Emily Simerly, PhD

Emily Simerly, Ph.D.


Born and raised in Albany, Georgia, ethnic Albanian.  Fifty-two years in Georgia:  twenty years in Albany, thirty-two years in Atlanta.  Three years in sunny southern California as a psychology intern at a hospital for the criminally insane.  Eight years as a licensed clinical psychologist in Georgia.  Author of articles on a rape crisis center, how and why I became a psychotherapist, how borderline personality disorders are like desert flora, why it is a privilege to work in a prison.  Nine years as a hired editor for medical and psychological journals.  Five years as clinical director of the mental health/mental retardation unit in a maximum-security prison.  Therapist to Death Row inmates.  Clinical supervisor to counselors.  Overseer of psychiatric and psychological care.  Regional Clinical Director providing oversight of prisons in the northern region of Georgia.  Accused of being cat staff.  Pled guilty.


Current projects:

Mental health medications for children: A primer for school professionals.
Authors:  Ronald T. Brown, Ph.D., Laura Arnstein Carpenter, Ph.D., and Emily Simerly, Ph.D.  Publisher: Guilford Publications. To be published August 2005.
Screenplay on a year as a clinical psychology intern at a hospital for patients not guilty by reason of insanity.
Working title:  Highway 61. Companion book (with  less fiction).

Author of essays about life and psychology.
Mentor and coach to writers and graduate students.
Psychotherapist to shoplifters, murderers, and in-betweens.

 

Here are two excerpts from my article on why I love my day job:

I Come from Privilege
  by Emily Simerly, Ph.D.
  published in Voices, Fall 2001.

        I come from privilege.  I left there about an hour ago.  While I’m there, I’m reminded that I’m privileged because I see miracles happen daily. The privilege I speak of is a men’s prison. Most people I know, therapists and otherwise, have no sympathy for criminals. With prisoners, it’s not an I and Thou, it’s an Us and Them. The incarcerated folk are a good repository for our revenge needs, our sense of righteous anger, our moral superiority. It’s easy to look down on a group who seem so justly to deserve their current fate. We can curl our lips at inmates: we are afraid of them, they deserve it, they bring it on themselves (which you may recall was and sometimes is said about rape victims and others who have been harmed), just pick a reason. They are the lowest caste in our country. They are our untouchables.
_________________

        Another inmate I work with is ill with AIDS. He is “poor white trash,” as we used to designate them, with a speech impediment and a quite low IQ, culture-fair or otherwise. But I sit mesmerized by him in therapy group as he confronts others much better off than he is about their own self-destructive behavior, as he talks about his constant suicidal thoughts, as he thanks the group for letting him talk about his shame. Retarded, you say? According to whom? This same inmate, who cannot take the cocktail medicines that are so helpful against HIV, occasionally comes for an individual session. At the last one, we talked about telling his family and how hard that will be and about his hopes for the future. He got up to go but when he got to my door, he turned to me and said, “Thank you for helping me be human again. It makes dying easier.”
 

And here are some excerpts from other articles and my book that I find especially pleasing:

Medications for Children: A Primer for School Professionals

Chapter 1 excerpt:

        Children, it is said, are our most precious resource. If this is true, then it is incumbent upon us to provide them the very best care possible. Our idea for writing this book stemmed from our belief that the knowledge and experience we can provide practitioners can help children receive the care that will create a better next generation. We wanted to help those who are on the frontlines every day – teachers, school administrators, school psychologists, nurses, parents, and grandparents – make the myriad daily decisions that go into forming a healthy child.

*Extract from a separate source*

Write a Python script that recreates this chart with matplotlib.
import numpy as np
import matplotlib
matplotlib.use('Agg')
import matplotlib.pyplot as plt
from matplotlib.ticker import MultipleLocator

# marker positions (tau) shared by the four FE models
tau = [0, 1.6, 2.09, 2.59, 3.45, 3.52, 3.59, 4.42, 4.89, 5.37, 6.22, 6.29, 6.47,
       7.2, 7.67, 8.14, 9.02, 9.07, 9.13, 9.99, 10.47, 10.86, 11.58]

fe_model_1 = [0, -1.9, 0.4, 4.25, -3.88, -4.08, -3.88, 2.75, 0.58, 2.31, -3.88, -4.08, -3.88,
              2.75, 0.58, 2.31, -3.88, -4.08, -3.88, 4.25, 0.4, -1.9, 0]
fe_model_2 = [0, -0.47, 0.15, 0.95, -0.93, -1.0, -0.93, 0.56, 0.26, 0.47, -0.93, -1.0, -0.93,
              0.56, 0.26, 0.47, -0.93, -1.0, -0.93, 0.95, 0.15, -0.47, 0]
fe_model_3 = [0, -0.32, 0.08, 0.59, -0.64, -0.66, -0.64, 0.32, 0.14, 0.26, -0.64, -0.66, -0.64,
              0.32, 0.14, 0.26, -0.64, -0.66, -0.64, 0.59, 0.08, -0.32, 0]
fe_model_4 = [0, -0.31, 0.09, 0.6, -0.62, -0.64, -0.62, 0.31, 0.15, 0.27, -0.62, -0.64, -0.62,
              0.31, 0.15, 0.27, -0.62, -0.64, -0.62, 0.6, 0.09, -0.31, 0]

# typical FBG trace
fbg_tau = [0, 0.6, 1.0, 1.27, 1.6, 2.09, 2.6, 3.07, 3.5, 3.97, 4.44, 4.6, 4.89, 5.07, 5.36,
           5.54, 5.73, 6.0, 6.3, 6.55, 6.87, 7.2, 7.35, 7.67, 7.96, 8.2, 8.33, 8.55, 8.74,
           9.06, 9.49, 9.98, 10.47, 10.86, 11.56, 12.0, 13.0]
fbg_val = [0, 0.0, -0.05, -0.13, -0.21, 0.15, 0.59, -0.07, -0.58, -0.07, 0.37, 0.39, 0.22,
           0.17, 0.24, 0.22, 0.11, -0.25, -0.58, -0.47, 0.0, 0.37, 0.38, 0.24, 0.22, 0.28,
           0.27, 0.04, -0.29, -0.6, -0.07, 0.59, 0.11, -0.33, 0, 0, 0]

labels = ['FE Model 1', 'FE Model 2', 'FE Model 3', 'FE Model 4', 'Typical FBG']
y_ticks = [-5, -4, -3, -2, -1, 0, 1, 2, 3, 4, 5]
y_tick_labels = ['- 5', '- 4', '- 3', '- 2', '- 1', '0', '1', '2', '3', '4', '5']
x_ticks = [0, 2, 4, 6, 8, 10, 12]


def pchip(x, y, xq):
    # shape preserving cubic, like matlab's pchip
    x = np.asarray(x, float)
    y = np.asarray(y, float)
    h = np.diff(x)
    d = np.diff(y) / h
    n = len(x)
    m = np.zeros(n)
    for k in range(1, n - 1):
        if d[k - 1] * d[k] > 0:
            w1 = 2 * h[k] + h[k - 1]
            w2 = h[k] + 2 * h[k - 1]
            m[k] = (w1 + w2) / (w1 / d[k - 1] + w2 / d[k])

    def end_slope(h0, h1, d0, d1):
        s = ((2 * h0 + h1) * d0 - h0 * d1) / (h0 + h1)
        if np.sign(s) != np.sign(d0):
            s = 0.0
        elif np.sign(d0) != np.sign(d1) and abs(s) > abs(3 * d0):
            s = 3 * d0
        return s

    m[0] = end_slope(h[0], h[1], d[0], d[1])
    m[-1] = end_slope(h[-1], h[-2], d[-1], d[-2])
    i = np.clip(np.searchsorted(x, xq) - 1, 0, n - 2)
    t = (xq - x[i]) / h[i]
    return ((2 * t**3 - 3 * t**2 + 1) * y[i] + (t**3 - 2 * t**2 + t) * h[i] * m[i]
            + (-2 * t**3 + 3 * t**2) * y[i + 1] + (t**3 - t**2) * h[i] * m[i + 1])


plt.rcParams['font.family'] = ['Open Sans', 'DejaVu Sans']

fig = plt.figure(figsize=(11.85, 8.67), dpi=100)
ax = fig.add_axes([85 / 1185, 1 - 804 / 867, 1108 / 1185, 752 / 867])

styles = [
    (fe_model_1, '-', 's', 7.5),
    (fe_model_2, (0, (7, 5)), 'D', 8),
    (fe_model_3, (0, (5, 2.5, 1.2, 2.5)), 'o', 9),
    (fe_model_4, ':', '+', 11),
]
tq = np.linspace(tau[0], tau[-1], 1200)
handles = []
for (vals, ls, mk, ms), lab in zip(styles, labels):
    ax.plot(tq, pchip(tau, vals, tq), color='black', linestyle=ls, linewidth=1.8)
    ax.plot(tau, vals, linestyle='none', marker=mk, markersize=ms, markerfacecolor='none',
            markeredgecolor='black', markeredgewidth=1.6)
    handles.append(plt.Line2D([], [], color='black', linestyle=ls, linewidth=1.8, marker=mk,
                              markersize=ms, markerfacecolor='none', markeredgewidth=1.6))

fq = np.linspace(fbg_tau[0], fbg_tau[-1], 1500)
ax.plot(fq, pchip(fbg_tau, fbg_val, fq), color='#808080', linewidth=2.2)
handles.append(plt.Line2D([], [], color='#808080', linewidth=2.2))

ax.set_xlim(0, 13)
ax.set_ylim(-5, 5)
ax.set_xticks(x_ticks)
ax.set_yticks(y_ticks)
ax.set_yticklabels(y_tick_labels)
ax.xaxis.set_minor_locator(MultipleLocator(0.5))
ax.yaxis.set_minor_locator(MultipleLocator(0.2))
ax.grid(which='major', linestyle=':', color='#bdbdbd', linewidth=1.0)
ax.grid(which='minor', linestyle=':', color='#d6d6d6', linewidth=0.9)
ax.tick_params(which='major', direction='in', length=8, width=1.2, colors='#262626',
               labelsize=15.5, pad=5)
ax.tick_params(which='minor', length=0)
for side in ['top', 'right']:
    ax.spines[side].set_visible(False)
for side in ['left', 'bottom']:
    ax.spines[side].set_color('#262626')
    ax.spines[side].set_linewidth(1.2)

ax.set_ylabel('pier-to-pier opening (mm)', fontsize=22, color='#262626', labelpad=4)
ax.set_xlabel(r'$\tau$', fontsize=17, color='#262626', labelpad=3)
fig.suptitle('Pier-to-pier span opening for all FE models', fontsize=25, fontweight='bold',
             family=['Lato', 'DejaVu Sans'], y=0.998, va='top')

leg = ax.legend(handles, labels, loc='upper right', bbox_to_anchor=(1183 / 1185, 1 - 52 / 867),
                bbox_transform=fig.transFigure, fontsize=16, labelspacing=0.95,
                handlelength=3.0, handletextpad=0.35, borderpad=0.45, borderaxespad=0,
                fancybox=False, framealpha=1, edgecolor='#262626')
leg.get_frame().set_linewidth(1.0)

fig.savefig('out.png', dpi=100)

        Raising children in the world today is a very complex task that gets only more complex with each passing year. We created this book to serve as a reference guide for understanding and working with school-aged children and adolescents. We are also aware that the book could be useful and of benefit to a larger circle of others who have crucial input into the welfare of children. Thus, we designed the book primarily for school personnel but invite others to use it as it is helpful.

From Desert Borders, published in Voices, Summer 1990:

        The dry, hostile, prickly vista of the desert is as far from the warm, soft, wet furrow of the South Georgia I grew up in as a borderline is from an earth mother. I spent 20 years in the dampness that defines South Georgia. My early dreams and nightmares had to do with water and responsibility. The atmosphere begged for green growth – mildew and moss, lush grass and thick overhang were all a part of the verdant home I knew.

        Many unknowing souls refer to the South as “backward” and “ignorant.” I believe that the real truth about us is not that we are backward, but that we are primitive. We have not evolved in the way the rest of the country has – we are still in a transitional stage of evolution, where ontogeny has a shorter phylogeny to recapitulate. We still have the vestiges of gills in our jaws, so that when we are out running in the heavy aquarium of morning dew, we can filter oxygen out of the water that is supposed to be air. Our world has not forced as much adaptation.